THE BLOG

Dating After Cancer: My Do's and Don'ts

31/03/2014 16:08 BST | Updated 31/05/2014 10:59 BST

I am going to be upfront about this. Cancer is a great way to weed out the duffs. To sift the men from the boys. It really reveals what type of partner you have and the true nature of your relationship. Granted, it might be a little radical as a strategy of choice. But as I had always been a bit of a beacon for dysfunctional men, I am more than a little happy with my experiment!

So here goes.

After a long period of hibernation courtesy of my oncologist, I decided it might be nice to trust the male species again and go on the odd date... But when I wondered, is it the right time to lob cancer into the conversation? Too early and I appear needy. Too late and I run the risk of falling too deep before being rejected and wishing I had protected myself earlier by shaking out the "It's not you, it's me" specimens!

So let me give you both examples of my dating experiences after cancer.

It seems the sensible advice out there in twitter land recommends date three to be about the right time to sidle up to the subject. But what I discovered is that I am still attracted, despite my acupuncturist best efforts, to doing things at dizzying speeds. And even with my newfound wisdom and assertions that I didn't need a full on relationship again, I realised I didn't do semi detached very well either.

So meet the one that wasn't the one, man number one; after lots of banter and seemingly plenty in common, I judged it about right to throw in the c word. It was a tense moment. Whichever way I tried to introduce it into the conversation it felt clumsy and contrived. So I played it down. I emphasised that I was healthy now. I didn't even mention bowels! But despite assurances that it did not 'freak him out' the lack of questions and the speed in which he left was enough of a sign that this was the last I would see of him. And it turned out to be the last I heard from him as well! He had calculated his return on his emotional investment and obviously found it worthless.

And if I hear you collectively shout "Ah, but you haven't met the right bloke yet" you would of course have been right. It turns out I got conned by a cad. I know that. You know that. But there was more..

Man number two... the one.

I met the one when I was in remission the first time around. He was very kind. He seemed different. And he had a VERY NICE FACE. I calculated he could take it earlier. And so I lobbed it into his wine glass on date two.

He was utterly wonderful and restored my faith in men.

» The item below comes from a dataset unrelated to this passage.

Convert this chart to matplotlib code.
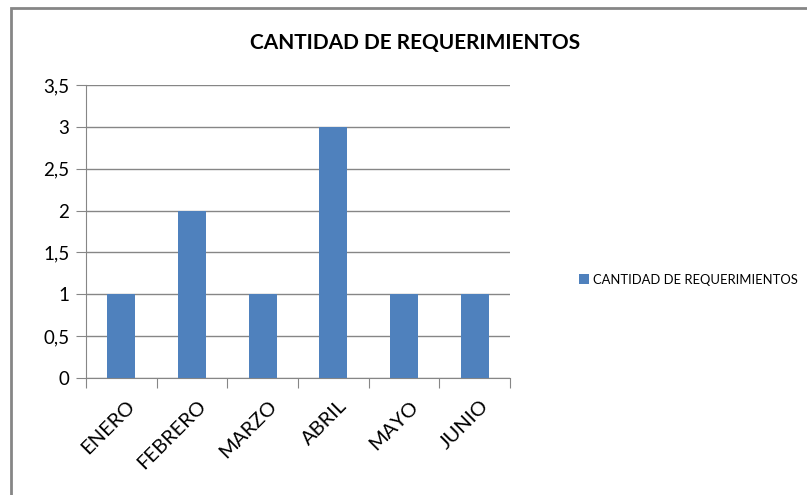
import matplotlib.pyplot as plt
import matplotlib.transforms as mtransforms
from matplotlib.patches import Rectangle

months = ['ENERO', 'FEBRERO', 'MARZO', 'ABRIL', 'MAYO', 'JUNIO']
values = [1, 2, 1, 3, 1, 1]
series_name = 'CANTIDAD DE REQUERIMIENTOS'
y_ticks = [0, 0.5, 1, 1.5, 2, 2.5, 3, 3.5]
y_labels = ['0', '0,5', '1', '1,5', '2', '2,5', '3', '3,5']

plt.rcParams['font.family'] = ['Lato', 'DejaVu Sans']
W, H = 807, 495
fig = plt.figure(figsize=(W / 100, H / 100), dpi=100)
ax = fig.add_axes([86 / W, 1 - 378 / H, 424 / W, 293 / H])

grey = '#868686'
x = range(len(months))
ax.bar(x, values, width=0.4, color='#4F81BD', label=series_name, zorder=3)

ax.set_xlim(-0.5, len(months) - 0.5)
ax.set_ylim(0, 3.5)
ax.set_yticks(y_ticks)
ax.set_yticklabels(y_labels, fontsize=13.5)
ax.set_xticks([i - 0.5 for i in range(len(months) + 1)])
ax.set_xticklabels([])
ax.set_xticks(list(x), minor=True)
ax.set_xticklabels(months, minor=True, rotation=45, ha='right',
                   rotation_mode='anchor', fontsize=14.5)
ax.tick_params(axis='x', which='minor', length=0, pad=14)
ax.tick_params(axis='x', which='major', length=7, color=grey)
ax.tick_params(axis='y', length=7, color=grey, pad=5)
ax.grid(axis='y', color=grey, linewidth=1, zorder=0)

shift = mtransforms.ScaledTranslation(5 / 100, 0, fig.dpi_scale_trans)
for lbl in ax.get_xticklabels(minor=True):
    lbl.set_transform(lbl.get_transform() + shift)

for side in ['top', 'right']:
    ax.spines[side].set_visible(False)
for side in ['left', 'bottom']:
    ax.spines[side].set_color(grey)

fig.text(415 / W, 1 - 43 / H, series_name, ha='center', va='center',
         fontsize=15, fontweight='bold')

ax.legend(loc='center left', bbox_to_anchor=((579 - 86) / 424, 0.336), frameon=False,
          fontsize=9.4, handlelength=0.75, handleheight=0.75, handletextpad=0.3,
          borderaxespad=0, borderpad=0)

border = Rectangle((11 / W, -0.1), 1.1, 1.1 - 8 / H, transform=fig.transFigure,
                   fill=False, edgecolor=grey, linewidth=2)
fig.patches.append(border)

fig.savefig('out.png', dpi=100)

Six weeks later and we were still going strong. And then I relapsed. This wasn't in the calendar or my to do lists. I gave him the chance to scarper. Of course he didn't. He stayed through everything that has been thrown at me since (liver operations and various complications and endless scans), showing gentleness, compassion and extreme love.

He is very precious and we are getting married. You can all breathe a sigh of relief now. I am very happy. I didn't need a research study (yes there is one from oncology research) to tell me that couples who deal with things like cancer together become even closer. But it was nice to read that married people live 20% longer so we had better get on with it!

It seems another world since last summer when after two operations and yet more holes in my body, John (as this is his name) wistfully remarked "Didn't dating used to be a lot easier than this?" And then wheeled me out of the John Radcliffe for what I hope was the last time.

I think he may well have been right.